O Estado nacional é necessário ainda para garantir o desenvolvimento econômico compatibilizado com a proteção dos ecossistemas, com a preservação do meio ambiente natural indispensável à sobrevivência da espécie humana. Não se pode esperar que os imperativos ecológicos sejam espontaneamente respeitados pelos interesses privados. A própria obrigação de conservação do meio ambiente planetário aponta para a necessidade da atuação do Estado nacional.
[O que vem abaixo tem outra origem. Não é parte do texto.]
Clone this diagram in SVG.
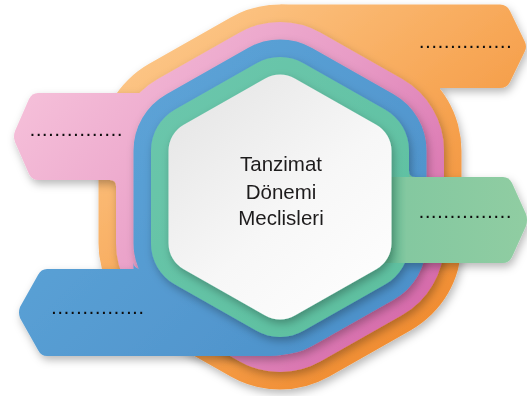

O que é mais do que evidente no caso do Brasil, país em que são exacerbados os interesses privados na devastação da Amazônia e na depredação do que nos resta de patrimônio natural.
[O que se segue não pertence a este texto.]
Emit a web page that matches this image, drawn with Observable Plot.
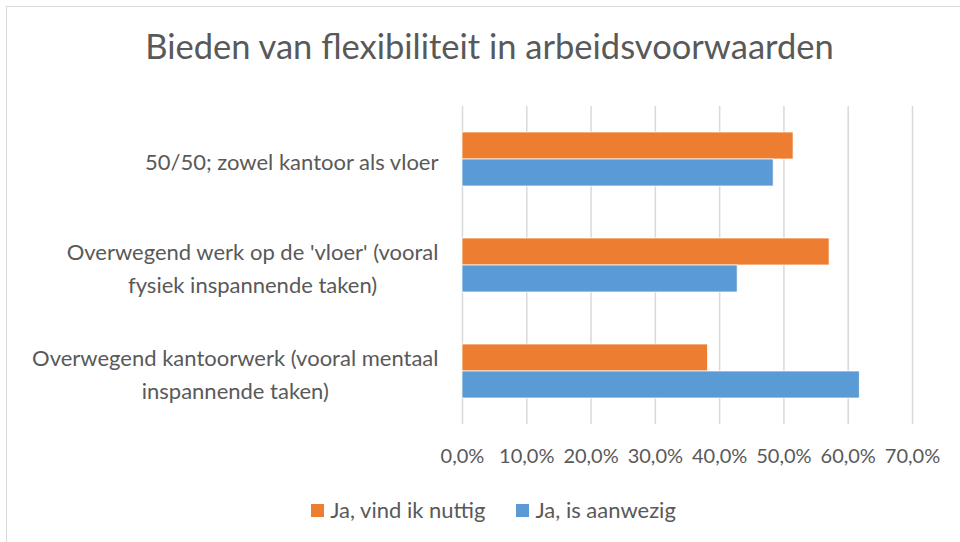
<!DOCTYPE html>
<html>
<head>
<meta charset="utf-8">
<script src="https://cdn.jsdelivr.net/npm/d3@7"></script>
<script src="https://cdn.jsdelivr.net/npm/@observablehq/plot@0.6"></script>
<style>
  html, body { margin: 0; padding: 0; background: #fff; }
  body { width: 960px; height: 542px; overflow: hidden; position: relative; font-family: Lato, "Open Sans", sans-serif; color: #595959; }
  #border { position: absolute; left: 6px; top: 6px; width: 1000px; height: 600px; border: 1.5px solid #d9d9d9; box-sizing: border-box; }
  #title { position: absolute; left: 0; top: 25px; width: 979px; text-align: center; font-size: 34.5px; line-height: 1.2; }
  #chart { position: absolute; left: 0; top: 0; }
  #legend { position: absolute; left: 0; top: 497px; width: 987px; display: flex; justify-content: center; gap: 31px; font-size: 22px; line-height: 26px; }
  .item { display: flex; align-items: center; }
  .sw { width: 13px; height: 13px; margin-right: 6px; display: inline-block; }
</style>
</head>
<body>
<div id="border"></div>
<div id="title">Bieden van flexibiliteit in arbeidsvoorwaarden</div>
<div id="chart"></div>
<div id="legend"></div>
<script>
const categories = [
  "50/50; zowel kantoor als vloer",
  "Overwegend werk op de 'vloer' (vooral fysiek inspannende taken)",
  "Overwegend kantoorwerk (vooral mentaal inspannende taken)"
];
const categoryLabels = [
  "50/50; zowel kantoor als vloer",
  "Overwegend werk op de 'vloer' (vooral\nfysiek inspannende taken)",
  "Overwegend kantoorwerk (vooral mentaal\ninspannende taken)"
];
const series = ["Ja, vind ik nuttig", "Ja, is aanwezig"];
const nuttig = [0.515, 0.571, 0.382];
const aanwezig = [0.484, 0.428, 0.618];
const xTicks = [0, 0.1, 0.2, 0.3, 0.4, 0.5, 0.6, 0.7];
const colors = ["#ED7D31", "#5B9BD5"];

const rows = categories.flatMap((c, i) => [
  {category: c, series: series[0], value: nuttig[i]},
  {category: c, series: series[1], value: aanwezig[i]}
]);
const fmt = d => (d * 100).toFixed(1).replace(".", ",") + "%";

const chart = Plot.plot({
  width: 960,
  height: 542,
  marginLeft: 462,
  marginRight: 48,
  marginTop: 105,
  marginBottom: 117,
  style: {fontFamily: "Lato, 'Open Sans', sans-serif", fontSize: "20px", color: "#595959", background: "transparent"},
  x: {domain: [0, 0.7]},
  y: {domain: series, paddingInner: 0, paddingOuter: 0.92, axis: null},
  fy: {domain: categories, padding: 0},
  color: {domain: series, range: colors},
  marks: [
    Plot.gridX(xTicks, {stroke: "#d9d9d9", strokeOpacity: 1, strokeWidth: 1.5}),
    Plot.barX(rows, {x: "value", y: "series", fy: "category", fill: "series", stroke: "white", strokeWidth: 0.75}),
    Plot.axisX(xTicks, {anchor: "bottom", tickSize: 0, tickPadding: 24, tickFormat: fmt, label: null, fontSize: 20, fill: "#595959"}),
    Plot.axisFy({anchor: "left", tickSize: 0, tickPadding: 24, label: null, fontSize: 22, fill: "#595959", lineHeight: 1.5,
      tickFormat: c => categoryLabels[categories.indexOf(c)]})
  ]
});
document.getElementById("chart").appendChild(chart);

// center wrapped lines of category labels like the original
function centerLabels() {
  chart.querySelectorAll('g[aria-label="fy-axis tick label"] text').forEach(t => {
    const spans = t.querySelectorAll("tspan");
    if (spans.length < 2) return;
    let max = 0;
    spans.forEach(s => { max = Math.max(max, s.getComputedTextLength()); });
    t.setAttribute("text-anchor", "middle");
    spans.forEach(s => s.setAttribute("x", -max / 2));
  });
}
if (document.fonts && document.fonts.ready) document.fonts.ready.then(centerLabels);
centerLabels();

const legend = document.getElementById("legend");
series.forEach((s, i) => {
  const item = document.createElement("div");
  item.className = "item";
  const sw = document.createElement("span");
  sw.className = "sw";
  sw.style.background = colors[i];
  item.appendChild(sw);
  item.appendChild(document.createTextNode(s));
  legend.appendChild(item);
});
</script>
</body>
</html>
Se o pé representado pelo Estado precisa reconquistar sua firmeza, e o mesmo se pode dizer também da iniciativa privada nacional; na medida em que esta última ainda seja capaz de servir a um projeto progressista, é evidente que o capital estrangeiro só poderá se inserir neste projeto submetido à orientação prevista por uma legislação, que assegure à nação a capacidade de decisão autônoma sobre sua economia.
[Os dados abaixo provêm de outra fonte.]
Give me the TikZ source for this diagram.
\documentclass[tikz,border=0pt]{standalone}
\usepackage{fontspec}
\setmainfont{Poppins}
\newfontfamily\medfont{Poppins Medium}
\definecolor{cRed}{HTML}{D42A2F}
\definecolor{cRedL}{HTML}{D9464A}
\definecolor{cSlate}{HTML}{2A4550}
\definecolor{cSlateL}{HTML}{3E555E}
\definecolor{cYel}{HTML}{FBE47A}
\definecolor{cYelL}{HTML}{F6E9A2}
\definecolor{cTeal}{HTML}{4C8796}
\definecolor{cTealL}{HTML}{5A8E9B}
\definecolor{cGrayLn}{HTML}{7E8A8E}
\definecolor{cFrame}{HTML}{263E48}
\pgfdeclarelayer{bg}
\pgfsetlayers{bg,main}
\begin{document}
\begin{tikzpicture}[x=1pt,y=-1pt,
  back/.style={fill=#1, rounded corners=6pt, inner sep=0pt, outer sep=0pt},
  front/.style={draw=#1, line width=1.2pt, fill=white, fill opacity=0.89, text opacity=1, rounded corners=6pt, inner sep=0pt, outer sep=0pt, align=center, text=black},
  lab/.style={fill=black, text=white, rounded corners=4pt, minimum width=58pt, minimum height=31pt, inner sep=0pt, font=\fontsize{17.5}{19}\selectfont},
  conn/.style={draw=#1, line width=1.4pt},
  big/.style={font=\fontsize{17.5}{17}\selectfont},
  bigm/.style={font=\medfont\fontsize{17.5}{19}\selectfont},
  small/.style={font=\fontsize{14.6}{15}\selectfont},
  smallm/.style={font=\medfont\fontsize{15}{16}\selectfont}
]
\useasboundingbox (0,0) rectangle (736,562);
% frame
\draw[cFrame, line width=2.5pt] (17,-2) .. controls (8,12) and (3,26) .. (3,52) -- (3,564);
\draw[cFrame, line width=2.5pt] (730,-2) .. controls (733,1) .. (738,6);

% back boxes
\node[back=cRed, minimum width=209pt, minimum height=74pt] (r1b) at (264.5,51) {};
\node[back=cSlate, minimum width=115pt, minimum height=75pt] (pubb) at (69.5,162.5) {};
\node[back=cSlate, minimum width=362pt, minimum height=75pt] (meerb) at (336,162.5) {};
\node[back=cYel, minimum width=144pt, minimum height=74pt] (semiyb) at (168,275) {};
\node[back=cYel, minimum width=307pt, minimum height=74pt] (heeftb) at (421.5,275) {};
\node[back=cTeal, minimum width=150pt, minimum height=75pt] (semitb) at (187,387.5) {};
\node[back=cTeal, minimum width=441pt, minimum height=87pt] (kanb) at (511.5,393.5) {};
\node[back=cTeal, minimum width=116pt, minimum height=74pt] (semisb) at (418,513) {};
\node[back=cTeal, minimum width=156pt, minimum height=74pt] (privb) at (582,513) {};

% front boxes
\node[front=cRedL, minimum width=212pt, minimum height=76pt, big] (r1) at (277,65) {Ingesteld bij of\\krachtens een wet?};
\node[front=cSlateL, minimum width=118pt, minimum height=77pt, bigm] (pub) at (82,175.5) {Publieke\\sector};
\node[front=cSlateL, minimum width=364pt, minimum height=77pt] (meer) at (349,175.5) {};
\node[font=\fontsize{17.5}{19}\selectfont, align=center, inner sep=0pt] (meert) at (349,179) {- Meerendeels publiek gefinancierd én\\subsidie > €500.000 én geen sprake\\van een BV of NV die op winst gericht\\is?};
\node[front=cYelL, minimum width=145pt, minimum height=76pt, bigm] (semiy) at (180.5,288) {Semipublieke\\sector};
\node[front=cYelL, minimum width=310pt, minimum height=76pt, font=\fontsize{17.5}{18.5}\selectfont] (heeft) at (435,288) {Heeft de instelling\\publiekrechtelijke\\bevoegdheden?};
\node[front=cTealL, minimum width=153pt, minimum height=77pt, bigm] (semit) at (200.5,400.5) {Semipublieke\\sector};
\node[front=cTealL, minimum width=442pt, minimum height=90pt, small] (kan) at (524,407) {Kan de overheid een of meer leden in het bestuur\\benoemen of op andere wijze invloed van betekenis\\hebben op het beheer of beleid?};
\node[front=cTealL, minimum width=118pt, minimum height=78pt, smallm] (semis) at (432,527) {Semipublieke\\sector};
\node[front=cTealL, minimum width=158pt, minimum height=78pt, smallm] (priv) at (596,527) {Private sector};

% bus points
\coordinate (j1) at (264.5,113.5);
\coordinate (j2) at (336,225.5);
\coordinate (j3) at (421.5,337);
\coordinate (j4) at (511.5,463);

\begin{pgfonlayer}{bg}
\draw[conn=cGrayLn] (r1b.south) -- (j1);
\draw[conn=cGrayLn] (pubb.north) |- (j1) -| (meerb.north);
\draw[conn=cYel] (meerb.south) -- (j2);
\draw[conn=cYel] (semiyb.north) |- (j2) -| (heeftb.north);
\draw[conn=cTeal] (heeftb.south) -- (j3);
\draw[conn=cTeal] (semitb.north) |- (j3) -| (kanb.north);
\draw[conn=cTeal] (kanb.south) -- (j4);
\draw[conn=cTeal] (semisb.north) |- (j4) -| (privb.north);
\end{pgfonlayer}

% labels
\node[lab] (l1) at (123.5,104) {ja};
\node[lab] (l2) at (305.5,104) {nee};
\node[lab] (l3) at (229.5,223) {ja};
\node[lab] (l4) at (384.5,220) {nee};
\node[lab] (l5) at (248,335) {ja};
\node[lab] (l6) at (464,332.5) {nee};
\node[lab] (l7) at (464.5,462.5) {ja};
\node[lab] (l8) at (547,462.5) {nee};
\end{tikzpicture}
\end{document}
Capacidade de decisão autônoma implica força tecnológica endógena. Sob este aspecto, ganha relevo o fortalecimento das universidades públicas, como principais centros de pesquisa científica e tecnológica. Não está fora das possibilidades factíveis o objetivo de fazer do Brasil um centro de ciência e tecnologia de primeira ordem. O empenho neste objetivo certamente incentivará a energia criadora da intelligentsia brasileira.
Não se trata, enfim, de isolar-se de um mundo em processo de globalização, mas de decidir com independência nosso rumo próprio neste quadro internacional. Um país como o Brasil não pode aceitar resignadamente a posição de marginal ou de pária na arena mundial. Sem cair nas miragens de Brasil-potência ou nas visões hegemônicas regionais, o país carece de um projeto que o alce à condição de país próspero no qual se abriga uma população instruída e saudável.
O cerne do desafio não está somente na definição dos problemas, mas também na convicção de que tais problemas só poderão ser resolvidos por um bloco de forças sociais completamente diverso deste, que domina e assola o país ininterruptamente, há tanto tempo. Sem um novo bloco no poder, que represente os assalariados, continuaremos a patinar e a soçobrar. Na verdade, a equação que hoje se apresenta é a de motivar, na área urbana, um conjunto de forças sociais e políticas que, em aliança com as forças já em mobilização na área rural, venha a constituir um novo bloco no poder. Um bloco no qual os assalariados não sejam os únicos representados, porém os protagonistas hegemônicos. Ter ou não ter uma força social emergente transformadora — este o âmago do desafio que a história nos lança e do qual depende nosso futuro no século XXI.